What It Means for Australian Consumers and Timelines
The two approaches are likely to arrive in Australia at different times and in different forms. Waymo’s city-by-city model — where the company builds regulatory relationships, maps urban areas and launches within defined zones — aligns well with how Australian governments typically assess new transport technologies. The timeline for autonomous vehicles on Australian roads is shaped by regulatory readiness and infrastructure investment as much as by operator capability, and Waymo’s methodical international expansion mirrors the pathway that Australian regulators are most likely to find familiar.
Tesla’s path to Australian robotaxi operations is less predictable but potentially faster once the barriers are cleared. A right-hand drive Cybercab combined with Tesla’s existing Australian sales network, service infrastructure and strong consumer brand recognition could enable a significant market presence once the regulatory framework accommodates the vehicle’s design.
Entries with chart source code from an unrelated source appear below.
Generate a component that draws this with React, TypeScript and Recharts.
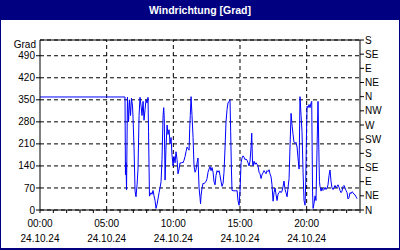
import { LineChart, Line, XAxis, YAxis, CartesianGrid, ReferenceLine, Label } from 'recharts';

// Messzeitpunkte in Stunden ab 24.10.24 00:00
const hours = [
    0, 6.375, 6.41, 6.45, 6.49, 6.56, 6.64, 6.71, 6.79, 6.86, 6.94, 6.98, 7.05, 7.13, 7.2, 7.28, 7.35, 7.43, 7.5,
    7.58, 7.65, 7.73, 7.8, 7.88, 7.95, 8.03, 8.1, 8.14, 8.21, 8.33, 8.4, 8.48, 8.55, 8.63, 8.7, 8.78, 8.85, 8.93,
    9.0, 9.08, 9.15, 9.23, 9.28, 9.32, 9.38, 9.45, 9.53, 9.6, 9.68, 9.75, 9.83, 9.9, 9.98, 10.05, 10.13, 10.2,
    10.28, 10.35, 10.43, 10.5, 10.58, 10.65, 10.73, 10.8, 10.88, 10.95, 11.03, 11.1, 11.18, 11.23, 11.27, 11.33,
    11.4, 11.48, 11.55, 11.63, 11.7, 11.78, 11.85, 11.93, 12.0, 12.04, 12.08, 12.15, 12.23, 12.3, 12.38, 12.45,
    12.53, 12.6, 12.68, 12.75, 12.83, 12.9, 12.98, 13.05, 13.13, 13.2, 13.28, 13.35, 13.43, 13.5, 13.58, 13.65,
    13.73, 13.8, 13.88, 13.95, 14.03, 14.1, 14.18, 14.25, 14.3, 14.35, 14.4, 14.48, 14.55, 14.63, 14.7, 14.78,
    14.85, 14.93, 15.0, 15.08, 15.15, 15.23, 15.3, 15.38, 15.45, 15.53, 15.6, 15.68, 15.75, 15.83, 15.88, 15.94,
    15.98, 16.05, 16.13, 16.2, 16.28, 16.35, 16.43, 16.5, 16.58, 16.65, 16.73, 16.8, 16.88, 16.95, 17.03, 17.1,
    17.18, 17.25, 17.33, 17.4, 17.48, 17.55, 17.63, 17.7, 17.78, 17.85, 17.93, 18.0, 18.08, 18.15, 18.23, 18.3,
    18.38, 18.45, 18.53, 18.6, 18.68, 18.75, 18.83, 18.9, 18.98, 19.05, 19.13, 19.2, 19.28, 19.35, 19.43, 19.5,
    19.58, 19.65, 19.73, 19.8, 19.88, 19.93, 19.99, 20.03, 20.1, 20.18, 20.25, 20.33, 20.38, 20.44, 20.48, 20.55,
    20.63, 20.7, 20.78, 20.85, 20.93, 20.96, 21.0, 21.08, 21.15, 21.23, 21.3, 21.38, 21.45, 21.53, 21.6, 21.68,
    21.75, 21.83, 21.9, 21.98, 22.05, 22.13, 22.2, 22.28, 22.35, 22.43, 22.5, 22.58, 22.65, 22.73, 22.8, 22.88,
    22.95, 23.03, 23.1, 23.18, 23.25, 23.33, 23.4, 23.48, 23.55, 23.63, 23.7, 23.78,
];

// Windrichtung in Grad
const grad = [
    359, 359, 112, 150, 64, 358, 280, 350, 300, 355, 330, 290, 200, 60, 42, 80, 130, 300, 358,
    330, 300, 345, 285, 320, 350, 340, 358, 250, 44, 55, 50, 62, 45, 30, 5, 18, 35, 55,
    70, 90, 160, 300, 325, 290, 95, 200, 270, 240, 255, 210, 230, 175, 140, 170, 150, 185,
    160, 115, 130, 150, 148, 152, 150, 158, 170, 185, 200, 195, 190, 260, 300, 360,
    300, 230, 140, 120, 128, 150, 165, 70, 40, 20, 45, 69, 85, 83, 88, 90,
    100, 120, 130, 138, 125, 135, 120, 90, 80, 110, 125, 120, 125, 110, 90, 75,
    85, 120, 200, 280, 320, 340, 345, 350, 250, 140, 62, 62, 60, 62, 60, 62,
    30, 15, 60, 150, 165, 172, 168, 160, 162, 158, 150, 140, 155, 200, 244, 150,
    140, 155, 145, 150, 145, 140, 120, 115, 100, 112, 118, 125, 120, 115, 125, 122,
    128, 115, 105, 80, 28, 55, 70, 50, 30, 50, 55, 60, 55, 60, 75, 92,
    65, 55, 42, 70, 100, 200, 307, 270, 240, 215, 212, 215, 200, 165, 130, 360,
    300, 250, 120, 30, 15, 90, 250, 330, 325, 335, 325, 340, 345, 60, 5, 20,
    45, 30, 200, 345, 150, 90, 75, 60, 70, 62, 65, 72, 65, 70, 80, 110,
    127, 90, 70, 65, 72, 78, 70, 75, 80, 72, 62, 55, 60, 75, 78, 70,
    62, 55, 35, 40, 55, 52, 58, 55, 50, 48, 42, 36,
];

const hourTicks = [0, 1, 2, 3, 4, 5, 6, 7, 8, 9, 10, 11, 12, 13, 14, 15, 16, 17, 18, 19, 20, 21, 22, 23, 24];
const timeLabels: Record<number, string> = { 0: '00:00', 5: '05:00', 10: '10:00', 15: '15:00', 20: '20:00' };
const dateLabel = '24.10.24';
const gradTicks = [0, 70, 140, 210, 280, 350, 420, 490];
const compassTicks = [0, 45, 90, 135, 180, 225, 270, 315, 360, 405, 450, 495, 540];
const compassLabels = ['N', 'NE', 'E', 'SE', 'S', 'SW', 'W', 'NW', 'N', 'NE', 'E', 'SE', 'S'];

const NAVY = '#000080';
const FONT = '"Liberation Sans", Arial, sans-serif';

const data = hours.map((h, i) => ({ h, grad: grad[i] }));

function TimeTick({ x, y, payload }: any) {
    const label = timeLabels[payload.value];
    if (!label) return null;
    return (
        <text x={x} y={y} textAnchor="middle" fill="#000" fontSize={10} fontFamily={FONT}>
            <tspan x={x} dy={12}>{label}</tspan>
            <tspan x={x} dy={15}>{dateLabel}</tspan>
        </text>
    );
}

export default function App() {
    return (
        <div style={{ position: 'absolute', left: 0, top: 0, width: 400, height: 250, background: '#fff', fontFamily: FONT }}>
            <LineChart width={400} height={250} data={data} margin={{ top: 40, right: 0, bottom: 0, left: 0 }}>
                <CartesianGrid vertical={false} stroke="#000" strokeDasharray="4 3" />
                <XAxis
                    dataKey="h"
                    type="number"
                    domain={[0, 24]}
                    ticks={hourTicks}
                    interval={0}
                    height={40}
                    tickSize={3}
                    tickMargin={2}
                    stroke="#000"
                    tick={<TimeTick />}
                />
                <YAxis
                    domain={[0, 540]}
                    ticks={gradTicks}
                    interval={0}
                    width={40}
                    tickSize={4}
                    tickMargin={1}
                    stroke="#000"
                    tick={{ fill: '#000', fontSize: 10, fontFamily: FONT }}
                >
                    <Label
                        content={({ viewBox }: any) => (
                            <text x={viewBox.x + viewBox.width - 4} y={viewBox.y + 8} textAnchor="end" fill="#000" fontSize={10} fontFamily={FONT}>
                                Grad
                            </text>
                        )}
                    />
                </YAxis>
                <YAxis
                    yAxisId="r"
                    orientation="right"
                    domain={[0, 540]}
                    ticks={compassTicks}
                    interval={0}
                    width={40}
                    tickSize={4}
                    tickMargin={1}
                    stroke="#000"
                    tick={{ fill: '#000', fontSize: 10, fontFamily: FONT }}
                    tickFormatter={(v: number) => compassLabels[compassTicks.indexOf(v)]}
                />
                {[5, 10, 15, 20].map(v => (
                    <ReferenceLine key={v} x={v} stroke="#000" strokeDasharray="4 3" />
                ))}
                <ReferenceLine y={540} stroke="#000" />
                {/* unsichtbare Kopie, damit die rechte Kompass-Achse eine Skala bekommt */}
                <Line
                    yAxisId="r"
                    dataKey="grad"
                    stroke="transparent"
                    dot={false}
                    activeDot={false}
                    isAnimationActive={false}
                />
                <Line
                    type="linear"
                    dataKey="grad"
                    stroke="#0000ff"
                    strokeWidth={1}
                    dot={false}
                    activeDot={false}
                    isAnimationActive={false}
                />
            </LineChart>
            <div style={{
                position: 'absolute', left: 0, top: 0, width: 400, height: 20, background: NAVY, color: '#fff',
                fontWeight: 'bold', fontSize: 10.5, lineHeight: '20px', textAlign: 'center',
            }}>
                Windrichtung [Grad]
            </div>
            <div style={{
                position: 'absolute', left: 0, top: 0, width: 400, height: 250, boxSizing: 'border-box',
                borderLeft: `1px solid ${NAVY}`, borderRight: `1px solid ${NAVY}`, borderBottom: `2px solid ${NAVY}`,
                pointerEvents: 'none',
            }} />
        </div>
    );
}
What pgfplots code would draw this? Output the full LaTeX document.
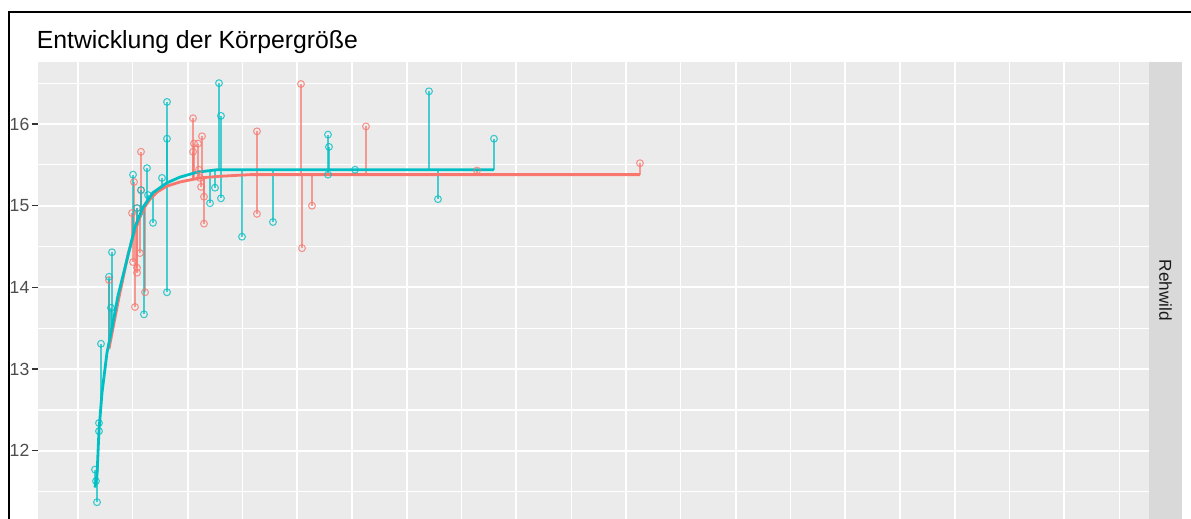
\documentclass[border=0pt]{standalone}
\usepackage{fontspec}
\setmainfont{Liberation Sans}
\usepackage{pgfplots}
\pgfplotsset{compat=1.18}
\usepackage{pgfplotstable}

\definecolor{tred}{HTML}{F8766D}
\definecolor{tteal}{HTML}{00BFC4}
\definecolor{panelbg}{HTML}{EBEBEB}
\definecolor{stripbg}{HTML}{D9D9D9}
\definecolor{ticktext}{HTML}{4D4D4D}
\definecolor{tickline}{HTML}{333333}
\definecolor{striptext}{HTML}{1A1A1A}

% teal group: x, observed value, fitted value
\pgfplotstableread{
x y fit
0.310 11.77 11.60
0.328 11.63 11.65
0.347 11.37 11.70
0.383 12.34 12.25
0.383 12.24 12.25
0.420 13.31 12.56
0.620 14.43 13.50
0.602 13.75 13.44
0.566 14.13 13.32
1.004 15.38 14.64
1.077 14.97 14.80
1.150 15.19 14.92
1.259 15.46 15.05
1.277 15.13 15.07
1.369 14.79 15.16
1.533 15.34 15.24
1.624 16.27 15.28
1.624 15.82 15.28
1.624 13.94 15.28
1.204 13.67 15.00
2.409 15.03 15.43
2.500 15.22 15.44
2.573 16.50 15.44
2.609 16.10 15.44
2.609 15.09 15.44
2.993 14.62 15.44
3.558 14.80 15.44
4.562 15.87 15.44
4.580 15.72 15.44
4.562 15.38 15.44
5.055 15.44 15.44
6.405 16.40 15.44
6.569 15.08 15.44
7.591 15.82 15.44
}\tealpts

% red group: x, observed value, fitted value
\pgfplotstableread{
x y fit
0.566 14.09 13.25
1.022 15.29 14.65
0.985 14.91 14.58
1.150 15.66 14.88
1.150 15.19 14.88
1.077 14.97 14.76
1.004 14.31 14.62
1.077 14.24 14.76
1.077 14.18 14.76
1.131 14.42 14.86
1.040 13.76 14.69
1.223 13.94 14.99
2.099 16.07 15.32
2.117 15.76 15.32
2.190 15.76 15.33
2.099 15.66 15.32
2.263 15.85 15.34
2.208 15.44 15.34
2.226 15.34 15.34
2.245 15.23 15.34
2.299 15.11 15.35
2.299 14.78 15.35
3.266 15.91 15.38
3.266 14.90 15.38
4.069 16.49 15.38
4.088 14.48 15.38
4.270 15.00 15.38
5.255 15.97 15.38
7.281 15.43 15.38
10.255 15.52 15.38
}\redpts

\pgfplotstableread{
x y
0.310 11.55
0.347 11.70
0.383 12.25
0.438 12.71
0.529 13.20
0.620 13.50
0.730 13.90
0.894 14.34
1.040 14.74
1.186 14.98
1.369 15.16
1.624 15.28
1.861 15.35
2.172 15.41
2.536 15.44
7.591 15.44
}\tealfit

\pgfplotstableread{
x y
0.566 13.25
0.730 13.82
0.912 14.40
1.004 14.62
1.131 14.86
1.223 14.99
1.314 15.08
1.450 15.17
1.624 15.24
1.861 15.29
2.226 15.34
2.591 15.36
3.139 15.38
10.255 15.38
}\redfit

\begin{document}
\begin{tikzpicture}
\path[use as bounding box] (-19pt,0pt) rectangle (576.5pt,259.5pt);
\fill[white] (-19pt,0pt) rectangle (576.5pt,259.5pt);
\begin{axis}[
  at={(0pt,0pt)}, anchor=south west,
  scale only axis, width=555.5pt, height=228.5pt,
  xmin=-0.730, xmax=19.544, ymin=11.165, ymax=16.759,
  axis background/.style={fill=panelbg},
  axis line style={draw=none},
  xtick={0,2,...,18}, minor xtick={1,3,...,19}, xticklabels={},
  ytick={12,13,14,15,16}, minor ytick={11.5,12.5,13.5,14.5,15.5,16.5},
  grid=both,
  major grid style={white, line width=1pt},
  minor grid style={white, line width=0.6pt},
  tick align=outside,
  xtick pos=lower, ytick pos=left,
  major tick length=2.75pt,
  minor tick length=0pt,
  ytick style={draw=tickline, line width=0.6pt},
  yticklabel style={font=\fontsize{8.8}{10}\selectfont, text=ticktext, inner sep=1.4pt},
  /pgf/number format/assume math mode=true,
]
\addplot[draw=tred, draw opacity=0.7, line width=0.6pt,
  quiver={u=0, v=\thisrow{fit}-\thisrow{y}}] table[x=x,y=y] {\redpts};
\addplot[only marks, mark=o, mark size=1.7pt,
  mark options={draw=tred, draw opacity=0.75, line width=0.55pt}] table[x=x,y=y] {\redpts};
\addplot[draw=tteal, draw opacity=0.7, line width=0.6pt,
  quiver={u=0, v=\thisrow{fit}-\thisrow{y}}] table[x=x,y=y] {\tealpts};
\addplot[only marks, mark=o, mark size=1.7pt,
  mark options={draw=tteal, draw opacity=0.75, line width=0.55pt}] table[x=x,y=y] {\tealpts};
\addplot[tred, line width=1.4pt, mark=none] table[x=x,y=y] {\redfit};
\addplot[tteal, line width=1.4pt, mark=none] table[x=x,y=y] {\tealfit};
\end{axis}
\fill[stripbg] (555.5pt,0pt) rectangle (572pt,228.5pt);
\node[rotate=-90, inner sep=0pt, font=\fontsize{8.6}{10}\selectfont, text=striptext] at (563.75pt,114.25pt) {Rehwild};
\node[anchor=base west, inner sep=0pt, font=\fontsize{12.4}{14}\selectfont] at (-0.8pt,235.25pt) {Entwicklung der Körpergröße};
\draw[black, line width=1pt] (-14.25pt,0pt) -- (-14.25pt,253.5pt) -- (576.5pt,253.5pt);
\end{tikzpicture}
\end{document}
A consumer ownership model also means that Tesla vehicles with autonomous capability could arrive in Australian driveways progressively as FSD software matures, rather than requiring a single commercial launch decision. The Australian cities most prepared for autonomous vehicles — Sydney, Melbourne and Brisbane — are precisely the dense urban environments where both models find their strongest commercial case.
For Australians paying attention to how autonomous transport develops, the Tesla versus Waymo divide represents more than a technology debate. It is a question of which approach to trust, how regulators choose to frame safety evidence and what kind of autonomous transport industry Australia wants to build. Both approaches are serious, both are advancing and both are heading — eventually — this way.